Para mim tinha sido horrível não porque eu esperasse saber o que fazer exatamente, não era isso. Meu completo desconforto foi por não me sentir na Gina, a palhaça em questão, desempenhando tais ações e experimentos. Uma espécie de limbo entre Patricia sem estado de palhaça e uma atriz meio perdida, lutando para se reconhecer naquilo que estava fazendo. Com a cabeça – e o corpo – imersos nesse conflito interno, obviamente não havia presença. Essa foi a minha sensação, a de um fracasso profundo naquilo que julgo ser o mais importante para uma cena de palhaça. A palhaça não existia. Talvez pelo tempo sem usar o nariz, talvez pelo caminho de criação totalmente novo, provavelmente pelas duas coisas.

Calmamente (e até animadamente), contrastando com meu estado dramático de desapontamento, Dinho propôs um roteiro de ações. Esse roteiro era bastante aberto, algo como: entra cansada; arruma a mesa de trabalho; atende ao telefone; começa a julgar os mortos-caveiras. Disse que a palhaça se fortaleceria naturalmente ao logo do processo da pesquisa.

Saí do primeiro encontro angustiada.
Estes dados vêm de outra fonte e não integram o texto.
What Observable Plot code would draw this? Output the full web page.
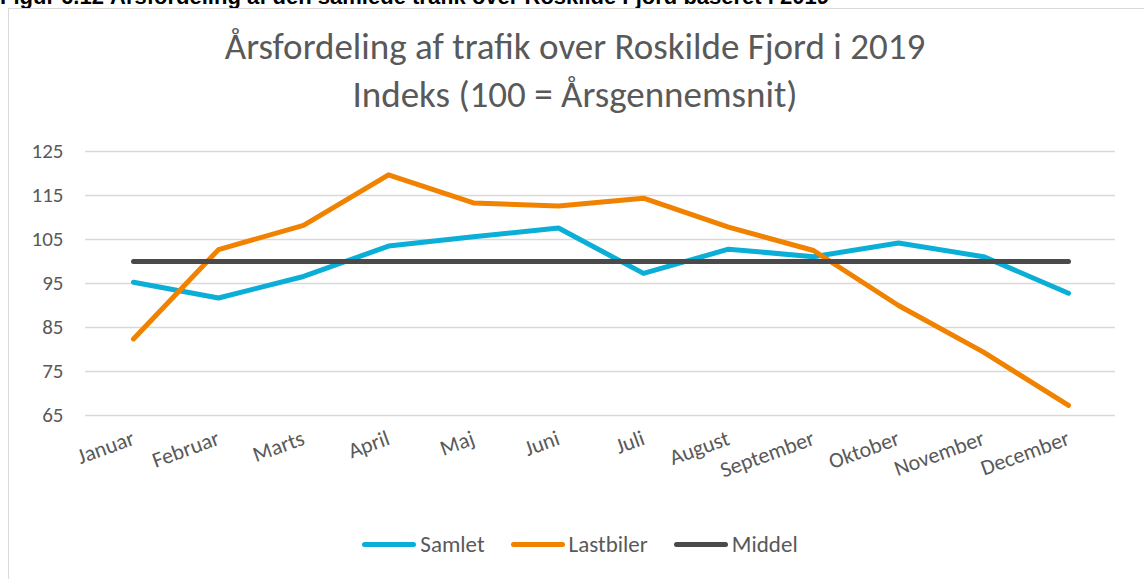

A partir dessa orientação, já em casa, eu tomei um tempo para pensar enquanto me movia discretamente (aquele mover pequenininho, que ainda é mais imaginado, mas também estimulado e sentido pelo/no corpo). Enquanto eu fazia isso, com calma e sozinha, os jogos com a situação e com os objetos que eu fui introduzindo conforme a necessidade foram surgindo, e as ações já tinham uma outra sensação, uma sensação mais de Gina. Uma “entrada de cansaço” naturalmente passou a ser a de uma pessoa que se arrasta, literalmente, para o trabalho. Arrumar os objetos na mesa abriu possibilidades de brincar com eles criativamente, como um porta-lápis ser adornado por um galho seco, os clips serem unidos como um colar, o cafezinho ser batizado com cerveja, um cigarro não fumado porque a intenção é parar de fumar. Também abriu espaço para ritmos (ao bater o carimbo imaginário na mesa, por exemplo), considerando ritmo de cena também, a partir das variações de estado que é típica da palhaça e do palhaço, sem intermediários psicológicos. Aquele conhecido “liga e desliga”, entrar e sair da figura ou ‘personagem’ que a palhaça brinca de ser – afinal, mais do que ser, ela internamente brinca de ser uma funcionária do Juízo Final.

Apresentei para o Dinho esse roteiro executado e transformado, e ele trouxe mais contribuições para que a dramaturgia desta cena acontecesse melhor, com mais clareza de leitura e de forma mais interessante, mesclando sua posição de dramaturgo com a de diretor – o que geralmente costuma acontecer em seus trabalhos e que nesta pesquisa me parece ser de fato, mais do que em outras montagens, indissociável.

Dessa forma, a entrada cansada passou a ser óbvia demais – trocamos por uma entrada muito animada para o trabalho, com uma postura de quem acabou de ser promovida a gerente. O telefone passou a ser atendido logo no começo, com a frase “Bom dia, juízo final!” para situar o espectador. E outros jogos foram sendo desenhados. A cada repetição, algo novo. E tenho a impressão de que sempre haverá algo novo quando se trata de uma palhaça. Fico feliz que ela esteja voltando à vida, e à cena.